OBJECTIVE ▸
The required output is the block of lines from the line with "Emit a LaTeX" to the line with "(769,1) rectangle (1077,333);", endpoints included and pictures omitted.
— Start of INPUT DATA —
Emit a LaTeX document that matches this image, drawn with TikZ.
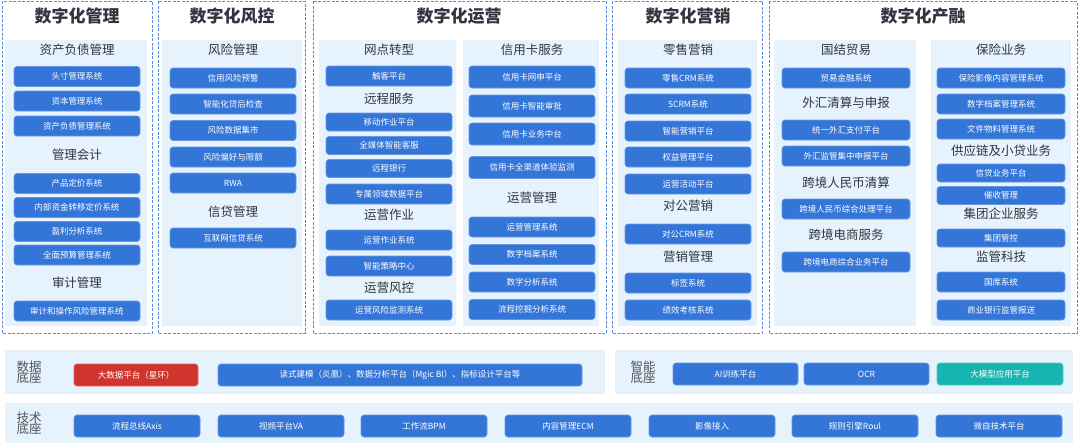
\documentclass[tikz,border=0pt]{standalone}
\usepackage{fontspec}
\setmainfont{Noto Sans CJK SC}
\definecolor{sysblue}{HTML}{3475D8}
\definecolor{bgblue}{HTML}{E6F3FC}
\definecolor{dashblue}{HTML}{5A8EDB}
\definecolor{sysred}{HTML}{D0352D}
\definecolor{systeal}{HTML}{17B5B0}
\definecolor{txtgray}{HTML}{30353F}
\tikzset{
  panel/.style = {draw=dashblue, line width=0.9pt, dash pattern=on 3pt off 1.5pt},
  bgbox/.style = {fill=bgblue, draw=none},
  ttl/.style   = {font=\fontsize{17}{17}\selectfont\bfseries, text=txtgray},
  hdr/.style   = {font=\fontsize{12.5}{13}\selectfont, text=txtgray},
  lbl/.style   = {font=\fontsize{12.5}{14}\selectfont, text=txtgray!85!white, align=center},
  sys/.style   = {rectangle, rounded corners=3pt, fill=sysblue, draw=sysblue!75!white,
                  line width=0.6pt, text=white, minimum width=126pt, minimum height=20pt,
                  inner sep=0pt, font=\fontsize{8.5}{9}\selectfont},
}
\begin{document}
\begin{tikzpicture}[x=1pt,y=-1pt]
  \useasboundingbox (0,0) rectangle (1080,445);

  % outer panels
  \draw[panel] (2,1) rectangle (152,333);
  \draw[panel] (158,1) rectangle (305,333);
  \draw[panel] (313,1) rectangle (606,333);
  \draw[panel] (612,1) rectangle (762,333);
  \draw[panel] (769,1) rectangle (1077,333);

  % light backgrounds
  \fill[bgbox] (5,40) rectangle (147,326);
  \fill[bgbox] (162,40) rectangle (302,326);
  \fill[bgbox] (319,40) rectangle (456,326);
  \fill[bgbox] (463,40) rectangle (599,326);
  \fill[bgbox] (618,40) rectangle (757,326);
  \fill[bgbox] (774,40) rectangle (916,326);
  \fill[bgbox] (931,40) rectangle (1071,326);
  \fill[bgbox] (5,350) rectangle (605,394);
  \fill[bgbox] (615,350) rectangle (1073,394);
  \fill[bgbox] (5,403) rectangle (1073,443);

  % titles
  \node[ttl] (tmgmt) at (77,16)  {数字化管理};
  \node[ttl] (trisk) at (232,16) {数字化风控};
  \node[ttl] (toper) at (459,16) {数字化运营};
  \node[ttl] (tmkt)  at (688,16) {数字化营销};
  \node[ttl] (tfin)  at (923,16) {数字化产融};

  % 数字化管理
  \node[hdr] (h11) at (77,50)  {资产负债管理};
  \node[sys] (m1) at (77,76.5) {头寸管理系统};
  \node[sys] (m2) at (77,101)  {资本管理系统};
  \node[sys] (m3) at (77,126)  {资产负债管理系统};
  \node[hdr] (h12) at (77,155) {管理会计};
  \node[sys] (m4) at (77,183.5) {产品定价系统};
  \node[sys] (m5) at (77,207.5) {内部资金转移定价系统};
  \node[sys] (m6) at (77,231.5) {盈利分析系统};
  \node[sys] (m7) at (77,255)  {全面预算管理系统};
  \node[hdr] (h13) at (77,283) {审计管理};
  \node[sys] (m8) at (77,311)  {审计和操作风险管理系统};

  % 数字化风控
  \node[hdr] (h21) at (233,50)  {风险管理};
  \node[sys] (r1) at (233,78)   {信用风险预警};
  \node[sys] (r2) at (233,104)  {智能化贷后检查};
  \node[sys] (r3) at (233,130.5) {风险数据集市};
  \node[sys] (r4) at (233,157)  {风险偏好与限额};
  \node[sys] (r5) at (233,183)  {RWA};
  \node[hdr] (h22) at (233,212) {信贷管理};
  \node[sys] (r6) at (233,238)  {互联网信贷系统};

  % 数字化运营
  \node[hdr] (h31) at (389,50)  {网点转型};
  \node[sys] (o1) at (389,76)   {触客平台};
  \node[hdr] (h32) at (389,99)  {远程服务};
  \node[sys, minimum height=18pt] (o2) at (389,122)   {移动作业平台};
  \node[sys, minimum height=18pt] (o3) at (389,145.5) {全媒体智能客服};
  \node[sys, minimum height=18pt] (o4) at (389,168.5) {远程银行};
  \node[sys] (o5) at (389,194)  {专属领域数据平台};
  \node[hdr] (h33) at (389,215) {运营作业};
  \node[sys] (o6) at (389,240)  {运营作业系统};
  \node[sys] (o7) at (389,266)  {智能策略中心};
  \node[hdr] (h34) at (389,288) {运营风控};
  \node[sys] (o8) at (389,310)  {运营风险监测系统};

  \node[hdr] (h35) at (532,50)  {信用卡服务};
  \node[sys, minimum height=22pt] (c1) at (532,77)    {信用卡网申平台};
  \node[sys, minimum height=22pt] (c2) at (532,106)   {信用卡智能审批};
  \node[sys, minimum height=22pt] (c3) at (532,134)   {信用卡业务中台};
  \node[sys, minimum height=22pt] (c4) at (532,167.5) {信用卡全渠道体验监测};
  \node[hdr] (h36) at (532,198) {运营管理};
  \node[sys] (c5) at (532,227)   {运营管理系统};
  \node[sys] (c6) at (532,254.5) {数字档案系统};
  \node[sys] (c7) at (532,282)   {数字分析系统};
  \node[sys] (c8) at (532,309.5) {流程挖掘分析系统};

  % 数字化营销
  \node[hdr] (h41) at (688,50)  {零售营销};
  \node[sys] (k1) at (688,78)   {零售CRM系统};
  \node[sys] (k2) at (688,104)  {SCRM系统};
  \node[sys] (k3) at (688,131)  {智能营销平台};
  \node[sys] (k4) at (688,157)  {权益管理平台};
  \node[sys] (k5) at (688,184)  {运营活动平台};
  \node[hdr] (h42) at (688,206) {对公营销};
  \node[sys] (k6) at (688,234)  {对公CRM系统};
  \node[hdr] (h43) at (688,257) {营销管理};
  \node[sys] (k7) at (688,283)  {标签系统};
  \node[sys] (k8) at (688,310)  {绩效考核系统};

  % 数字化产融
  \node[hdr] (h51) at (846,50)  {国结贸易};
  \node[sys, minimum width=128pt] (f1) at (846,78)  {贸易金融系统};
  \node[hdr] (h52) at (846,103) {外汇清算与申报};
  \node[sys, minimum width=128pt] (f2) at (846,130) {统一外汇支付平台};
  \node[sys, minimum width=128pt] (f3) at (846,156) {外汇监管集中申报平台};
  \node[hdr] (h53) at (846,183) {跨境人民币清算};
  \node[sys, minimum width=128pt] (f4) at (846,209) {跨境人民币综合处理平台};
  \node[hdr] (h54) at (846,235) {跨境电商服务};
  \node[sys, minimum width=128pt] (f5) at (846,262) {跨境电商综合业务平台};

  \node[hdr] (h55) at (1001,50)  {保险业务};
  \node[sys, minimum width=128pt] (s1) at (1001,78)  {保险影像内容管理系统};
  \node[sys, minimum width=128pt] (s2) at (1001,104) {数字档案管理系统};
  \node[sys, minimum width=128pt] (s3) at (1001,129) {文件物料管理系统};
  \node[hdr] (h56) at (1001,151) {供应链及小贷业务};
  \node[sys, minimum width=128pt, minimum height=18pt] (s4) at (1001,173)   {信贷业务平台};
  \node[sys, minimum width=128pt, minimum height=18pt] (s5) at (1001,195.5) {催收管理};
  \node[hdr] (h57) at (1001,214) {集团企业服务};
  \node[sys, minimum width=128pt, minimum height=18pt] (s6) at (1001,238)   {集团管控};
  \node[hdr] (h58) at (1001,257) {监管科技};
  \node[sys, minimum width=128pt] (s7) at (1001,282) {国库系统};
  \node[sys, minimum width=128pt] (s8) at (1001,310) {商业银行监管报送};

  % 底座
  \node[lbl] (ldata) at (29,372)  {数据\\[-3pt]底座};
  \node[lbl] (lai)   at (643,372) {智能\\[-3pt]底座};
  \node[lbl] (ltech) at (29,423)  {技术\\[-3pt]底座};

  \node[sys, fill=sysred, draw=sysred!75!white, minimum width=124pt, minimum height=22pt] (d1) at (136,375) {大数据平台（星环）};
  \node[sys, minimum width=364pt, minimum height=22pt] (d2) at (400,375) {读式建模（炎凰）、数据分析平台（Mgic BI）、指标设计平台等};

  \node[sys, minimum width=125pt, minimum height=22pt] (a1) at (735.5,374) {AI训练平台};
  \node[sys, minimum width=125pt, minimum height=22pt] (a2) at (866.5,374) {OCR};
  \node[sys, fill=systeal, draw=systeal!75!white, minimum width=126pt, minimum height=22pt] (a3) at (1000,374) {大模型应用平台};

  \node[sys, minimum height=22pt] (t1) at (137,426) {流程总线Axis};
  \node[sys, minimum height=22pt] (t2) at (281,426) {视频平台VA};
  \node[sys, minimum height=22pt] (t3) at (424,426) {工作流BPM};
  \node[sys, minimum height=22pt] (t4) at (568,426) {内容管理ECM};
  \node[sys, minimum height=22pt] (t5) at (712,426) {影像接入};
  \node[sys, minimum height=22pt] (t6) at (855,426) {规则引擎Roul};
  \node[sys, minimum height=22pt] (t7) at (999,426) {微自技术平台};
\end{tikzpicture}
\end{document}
— End of INPUT DATA —
— Start of INPUT DATA —
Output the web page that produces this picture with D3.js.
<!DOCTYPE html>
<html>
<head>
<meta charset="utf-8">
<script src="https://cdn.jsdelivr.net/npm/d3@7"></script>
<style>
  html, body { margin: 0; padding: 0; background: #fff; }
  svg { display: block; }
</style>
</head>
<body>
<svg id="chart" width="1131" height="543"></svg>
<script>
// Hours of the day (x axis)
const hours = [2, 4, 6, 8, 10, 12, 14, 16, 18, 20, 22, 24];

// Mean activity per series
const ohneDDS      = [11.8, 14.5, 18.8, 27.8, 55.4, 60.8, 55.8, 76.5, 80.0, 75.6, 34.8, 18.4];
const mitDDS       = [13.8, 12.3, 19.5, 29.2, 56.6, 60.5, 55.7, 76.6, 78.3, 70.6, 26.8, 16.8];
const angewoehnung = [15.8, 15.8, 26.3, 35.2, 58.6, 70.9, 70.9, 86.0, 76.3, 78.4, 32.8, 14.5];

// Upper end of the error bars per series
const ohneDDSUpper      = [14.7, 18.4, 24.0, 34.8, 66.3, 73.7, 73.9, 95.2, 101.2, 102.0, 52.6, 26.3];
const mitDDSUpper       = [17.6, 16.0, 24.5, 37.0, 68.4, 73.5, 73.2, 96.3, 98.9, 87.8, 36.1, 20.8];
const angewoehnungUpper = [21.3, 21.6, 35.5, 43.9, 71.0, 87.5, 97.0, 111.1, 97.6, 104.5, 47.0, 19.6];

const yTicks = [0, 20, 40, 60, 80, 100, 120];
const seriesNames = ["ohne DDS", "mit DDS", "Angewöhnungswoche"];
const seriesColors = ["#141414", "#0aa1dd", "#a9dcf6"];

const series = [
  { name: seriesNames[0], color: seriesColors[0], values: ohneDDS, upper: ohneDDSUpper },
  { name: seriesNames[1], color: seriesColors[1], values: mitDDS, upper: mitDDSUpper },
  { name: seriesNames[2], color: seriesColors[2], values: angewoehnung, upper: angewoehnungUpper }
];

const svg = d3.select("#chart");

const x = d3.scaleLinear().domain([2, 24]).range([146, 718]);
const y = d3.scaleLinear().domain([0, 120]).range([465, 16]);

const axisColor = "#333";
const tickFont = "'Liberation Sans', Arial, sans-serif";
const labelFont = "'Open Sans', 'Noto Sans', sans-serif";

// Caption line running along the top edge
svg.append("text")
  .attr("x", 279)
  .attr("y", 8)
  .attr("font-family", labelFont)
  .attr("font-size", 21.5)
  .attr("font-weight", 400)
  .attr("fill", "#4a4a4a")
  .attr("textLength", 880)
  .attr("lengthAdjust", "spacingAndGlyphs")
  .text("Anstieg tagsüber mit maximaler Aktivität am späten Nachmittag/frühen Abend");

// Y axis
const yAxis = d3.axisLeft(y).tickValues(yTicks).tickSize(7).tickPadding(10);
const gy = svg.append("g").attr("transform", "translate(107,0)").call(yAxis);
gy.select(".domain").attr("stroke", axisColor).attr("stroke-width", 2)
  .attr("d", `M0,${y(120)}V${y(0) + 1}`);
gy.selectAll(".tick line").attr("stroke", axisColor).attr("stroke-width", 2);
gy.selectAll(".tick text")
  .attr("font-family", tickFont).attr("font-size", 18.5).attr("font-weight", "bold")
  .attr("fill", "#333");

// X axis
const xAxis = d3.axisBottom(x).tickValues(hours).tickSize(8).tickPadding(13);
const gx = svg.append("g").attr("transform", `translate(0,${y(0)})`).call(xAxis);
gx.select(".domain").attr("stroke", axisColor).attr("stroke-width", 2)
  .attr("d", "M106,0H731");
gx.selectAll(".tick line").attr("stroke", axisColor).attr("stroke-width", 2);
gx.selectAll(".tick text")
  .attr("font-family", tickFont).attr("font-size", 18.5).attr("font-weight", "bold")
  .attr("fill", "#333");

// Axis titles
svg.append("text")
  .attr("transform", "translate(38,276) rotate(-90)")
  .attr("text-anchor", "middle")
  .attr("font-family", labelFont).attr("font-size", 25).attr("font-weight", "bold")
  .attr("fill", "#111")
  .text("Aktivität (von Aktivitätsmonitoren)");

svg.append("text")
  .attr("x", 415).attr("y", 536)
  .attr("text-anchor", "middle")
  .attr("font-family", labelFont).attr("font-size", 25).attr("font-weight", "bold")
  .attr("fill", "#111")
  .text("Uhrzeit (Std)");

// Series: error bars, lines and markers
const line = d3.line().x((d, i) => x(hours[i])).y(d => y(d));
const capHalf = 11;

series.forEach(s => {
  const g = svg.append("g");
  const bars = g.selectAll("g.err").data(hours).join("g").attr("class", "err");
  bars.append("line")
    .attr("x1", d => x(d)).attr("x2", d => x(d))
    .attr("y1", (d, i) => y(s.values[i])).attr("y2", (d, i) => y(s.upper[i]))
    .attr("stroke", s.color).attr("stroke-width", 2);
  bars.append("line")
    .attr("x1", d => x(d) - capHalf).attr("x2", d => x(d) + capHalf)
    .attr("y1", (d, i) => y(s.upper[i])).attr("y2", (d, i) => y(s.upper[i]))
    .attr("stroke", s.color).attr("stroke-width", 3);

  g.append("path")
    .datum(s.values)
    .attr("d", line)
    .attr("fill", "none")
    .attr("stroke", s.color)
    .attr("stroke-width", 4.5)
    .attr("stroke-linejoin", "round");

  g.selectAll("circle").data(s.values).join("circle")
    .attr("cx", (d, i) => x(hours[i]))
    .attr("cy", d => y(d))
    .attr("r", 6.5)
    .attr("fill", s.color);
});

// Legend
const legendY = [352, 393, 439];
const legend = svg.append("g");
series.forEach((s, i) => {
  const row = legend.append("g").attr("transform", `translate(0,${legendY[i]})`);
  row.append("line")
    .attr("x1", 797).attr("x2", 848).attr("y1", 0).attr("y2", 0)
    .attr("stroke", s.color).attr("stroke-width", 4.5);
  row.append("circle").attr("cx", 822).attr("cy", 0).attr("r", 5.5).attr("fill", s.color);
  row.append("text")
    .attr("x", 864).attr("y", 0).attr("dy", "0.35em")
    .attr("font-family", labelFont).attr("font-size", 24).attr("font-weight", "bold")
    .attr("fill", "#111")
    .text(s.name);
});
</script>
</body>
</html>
— End of INPUT DATA —
TASK RESPONSE ▸
Emit a LaTeX document that matches this image, drawn with TikZ.
\documentclass[tikz,border=0pt]{standalone}
\usepackage{fontspec}
\setmainfont{Noto Sans CJK SC}
\definecolor{sysblue}{HTML}{3475D8}
\definecolor{bgblue}{HTML}{E6F3FC}
\definecolor{dashblue}{HTML}{5A8EDB}
\definecolor{sysred}{HTML}{D0352D}
\definecolor{systeal}{HTML}{17B5B0}
\definecolor{txtgray}{HTML}{30353F}
\tikzset{
  panel/.style = {draw=dashblue, line width=0.9pt, dash pattern=on 3pt off 1.5pt},
  bgbox/.style = {fill=bgblue, draw=none},
  ttl/.style   = {font=\fontsize{17}{17}\selectfont\bfseries, text=txtgray},
  hdr/.style   = {font=\fontsize{12.5}{13}\selectfont, text=txtgray},
  lbl/.style   = {font=\fontsize{12.5}{14}\selectfont, text=txtgray!85!white, align=center},
  sys/.style   = {rectangle, rounded corners=3pt, fill=sysblue, draw=sysblue!75!white,
                  line width=0.6pt, text=white, minimum width=126pt, minimum height=20pt,
                  inner sep=0pt, font=\fontsize{8.5}{9}\selectfont},
}
\begin{document}
\begin{tikzpicture}[x=1pt,y=-1pt]
  \useasboundingbox (0,0) rectangle (1080,445);

  % outer panels
  \draw[panel] (2,1) rectangle (152,333);
  \draw[panel] (158,1) rectangle (305,333);
  \draw[panel] (313,1) rectangle (606,333);
  \draw[panel] (612,1) rectangle (762,333);
  \draw[panel] (769,1) rectangle (1077,333);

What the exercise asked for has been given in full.